Set exercise :: Return the lines from the one that contains "Write a Python" through the one that contains "group_sizes = [5, 7, 3]", both included, exactly as written and with nothing added.

--- Dataset entries ---

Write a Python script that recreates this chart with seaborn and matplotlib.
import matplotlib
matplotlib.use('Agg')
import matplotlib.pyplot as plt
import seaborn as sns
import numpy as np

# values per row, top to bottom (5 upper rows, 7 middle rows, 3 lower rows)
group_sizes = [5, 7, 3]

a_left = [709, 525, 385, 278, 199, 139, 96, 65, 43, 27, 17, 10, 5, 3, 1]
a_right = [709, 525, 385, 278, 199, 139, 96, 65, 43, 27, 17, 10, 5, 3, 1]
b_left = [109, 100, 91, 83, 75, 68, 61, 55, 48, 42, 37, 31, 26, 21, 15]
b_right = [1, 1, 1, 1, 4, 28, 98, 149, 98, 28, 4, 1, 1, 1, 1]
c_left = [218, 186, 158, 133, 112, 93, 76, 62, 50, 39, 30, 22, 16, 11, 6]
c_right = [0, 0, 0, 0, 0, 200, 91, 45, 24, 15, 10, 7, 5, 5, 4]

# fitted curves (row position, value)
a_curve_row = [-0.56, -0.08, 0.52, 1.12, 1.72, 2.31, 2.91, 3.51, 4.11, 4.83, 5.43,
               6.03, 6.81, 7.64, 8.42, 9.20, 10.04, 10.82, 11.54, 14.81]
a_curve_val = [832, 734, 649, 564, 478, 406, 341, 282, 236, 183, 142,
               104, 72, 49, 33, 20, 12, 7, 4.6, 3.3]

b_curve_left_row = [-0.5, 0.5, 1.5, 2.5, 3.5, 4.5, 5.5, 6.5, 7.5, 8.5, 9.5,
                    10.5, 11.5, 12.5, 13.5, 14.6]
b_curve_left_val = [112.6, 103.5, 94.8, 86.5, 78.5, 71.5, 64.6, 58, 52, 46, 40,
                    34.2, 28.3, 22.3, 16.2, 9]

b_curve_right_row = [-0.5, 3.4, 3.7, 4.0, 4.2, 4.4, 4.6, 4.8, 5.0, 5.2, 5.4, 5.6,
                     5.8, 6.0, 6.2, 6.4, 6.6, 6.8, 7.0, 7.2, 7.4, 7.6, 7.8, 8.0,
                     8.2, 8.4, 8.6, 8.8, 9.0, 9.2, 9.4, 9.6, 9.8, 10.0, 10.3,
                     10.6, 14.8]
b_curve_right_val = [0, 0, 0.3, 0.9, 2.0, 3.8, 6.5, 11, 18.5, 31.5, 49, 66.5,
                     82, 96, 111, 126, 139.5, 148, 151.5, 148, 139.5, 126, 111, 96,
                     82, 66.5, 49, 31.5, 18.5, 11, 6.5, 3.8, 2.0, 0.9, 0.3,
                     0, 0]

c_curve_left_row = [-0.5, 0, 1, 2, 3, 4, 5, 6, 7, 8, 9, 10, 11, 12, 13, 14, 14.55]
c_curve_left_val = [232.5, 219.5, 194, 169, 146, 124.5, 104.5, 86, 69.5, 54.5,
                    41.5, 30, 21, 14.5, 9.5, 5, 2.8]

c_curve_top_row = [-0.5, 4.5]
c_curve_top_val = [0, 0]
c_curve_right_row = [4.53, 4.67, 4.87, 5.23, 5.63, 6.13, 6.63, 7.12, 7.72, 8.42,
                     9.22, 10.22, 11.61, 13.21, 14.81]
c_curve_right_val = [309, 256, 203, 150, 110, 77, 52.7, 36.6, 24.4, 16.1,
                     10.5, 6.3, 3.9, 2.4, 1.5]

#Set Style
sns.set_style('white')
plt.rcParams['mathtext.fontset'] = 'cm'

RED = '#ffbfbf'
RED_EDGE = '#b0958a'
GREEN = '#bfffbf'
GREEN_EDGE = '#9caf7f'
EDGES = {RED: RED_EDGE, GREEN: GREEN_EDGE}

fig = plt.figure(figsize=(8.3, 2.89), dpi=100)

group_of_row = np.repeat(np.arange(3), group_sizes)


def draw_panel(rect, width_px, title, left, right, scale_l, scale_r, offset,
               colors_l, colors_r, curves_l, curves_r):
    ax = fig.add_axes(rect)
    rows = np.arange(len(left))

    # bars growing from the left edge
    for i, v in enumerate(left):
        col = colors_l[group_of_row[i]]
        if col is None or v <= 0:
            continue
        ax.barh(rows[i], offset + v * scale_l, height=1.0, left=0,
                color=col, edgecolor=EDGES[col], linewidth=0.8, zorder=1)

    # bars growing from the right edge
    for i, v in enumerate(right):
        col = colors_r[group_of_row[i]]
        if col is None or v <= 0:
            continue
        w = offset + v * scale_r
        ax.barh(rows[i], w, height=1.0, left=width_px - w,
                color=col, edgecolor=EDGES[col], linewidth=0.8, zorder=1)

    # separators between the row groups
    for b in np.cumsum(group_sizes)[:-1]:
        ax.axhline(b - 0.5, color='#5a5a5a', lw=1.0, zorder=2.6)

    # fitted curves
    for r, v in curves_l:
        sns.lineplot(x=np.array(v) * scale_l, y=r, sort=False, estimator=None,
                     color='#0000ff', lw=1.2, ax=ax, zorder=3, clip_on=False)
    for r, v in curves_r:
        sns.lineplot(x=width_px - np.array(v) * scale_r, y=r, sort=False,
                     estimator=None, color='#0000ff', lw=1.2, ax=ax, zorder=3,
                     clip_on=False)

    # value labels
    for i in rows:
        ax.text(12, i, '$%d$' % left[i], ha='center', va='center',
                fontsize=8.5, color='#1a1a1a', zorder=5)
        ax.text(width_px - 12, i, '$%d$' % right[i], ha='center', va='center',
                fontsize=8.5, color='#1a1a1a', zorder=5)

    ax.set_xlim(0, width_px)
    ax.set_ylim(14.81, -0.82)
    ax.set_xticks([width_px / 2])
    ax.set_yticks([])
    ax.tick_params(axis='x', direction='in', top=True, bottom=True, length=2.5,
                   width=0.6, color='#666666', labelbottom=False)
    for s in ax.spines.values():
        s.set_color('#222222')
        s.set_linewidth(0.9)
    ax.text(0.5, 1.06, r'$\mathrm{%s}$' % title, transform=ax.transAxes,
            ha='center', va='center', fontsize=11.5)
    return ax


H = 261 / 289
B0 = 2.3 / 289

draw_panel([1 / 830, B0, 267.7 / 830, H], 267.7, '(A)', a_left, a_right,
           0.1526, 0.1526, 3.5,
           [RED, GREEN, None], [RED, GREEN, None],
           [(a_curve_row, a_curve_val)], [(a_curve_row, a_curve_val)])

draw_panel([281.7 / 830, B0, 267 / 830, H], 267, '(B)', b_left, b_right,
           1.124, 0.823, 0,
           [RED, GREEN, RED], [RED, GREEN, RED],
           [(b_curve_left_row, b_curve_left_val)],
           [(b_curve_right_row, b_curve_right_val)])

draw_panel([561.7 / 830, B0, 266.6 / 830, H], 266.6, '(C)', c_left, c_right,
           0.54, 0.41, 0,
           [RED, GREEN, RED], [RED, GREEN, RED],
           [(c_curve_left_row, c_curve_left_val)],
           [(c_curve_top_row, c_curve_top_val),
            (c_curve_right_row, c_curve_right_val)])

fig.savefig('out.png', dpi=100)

---
--- Dataset entries ---

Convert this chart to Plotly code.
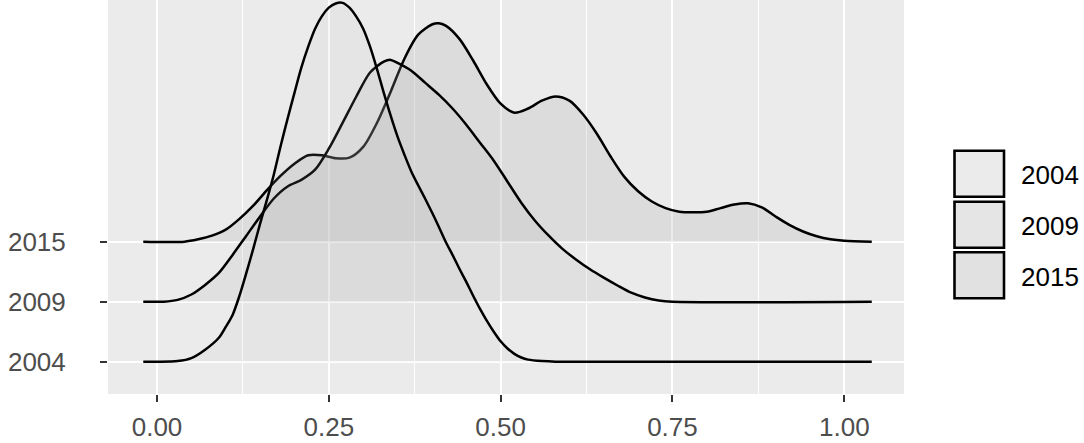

---
--- Dataset entries ---

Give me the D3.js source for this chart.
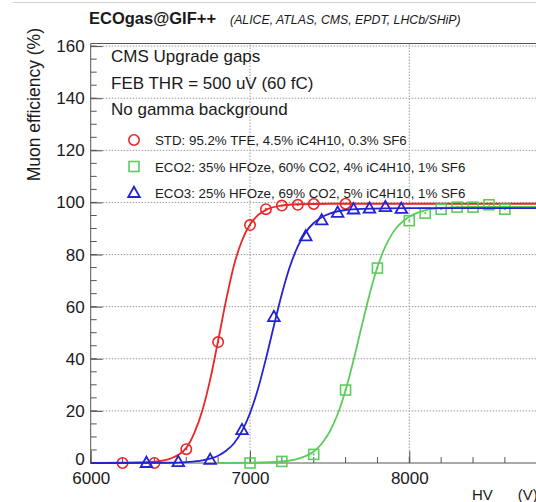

---

Final answer ::
Write a Python script that recreates this chart with seaborn and matplotlib.
import matplotlib
matplotlib.use('Agg')
import matplotlib.pyplot as plt
import seaborn as sns
import numpy as np

# values per row, top to bottom (5 upper rows, 7 middle rows, 3 lower rows)
group_sizes = [5, 7, 3]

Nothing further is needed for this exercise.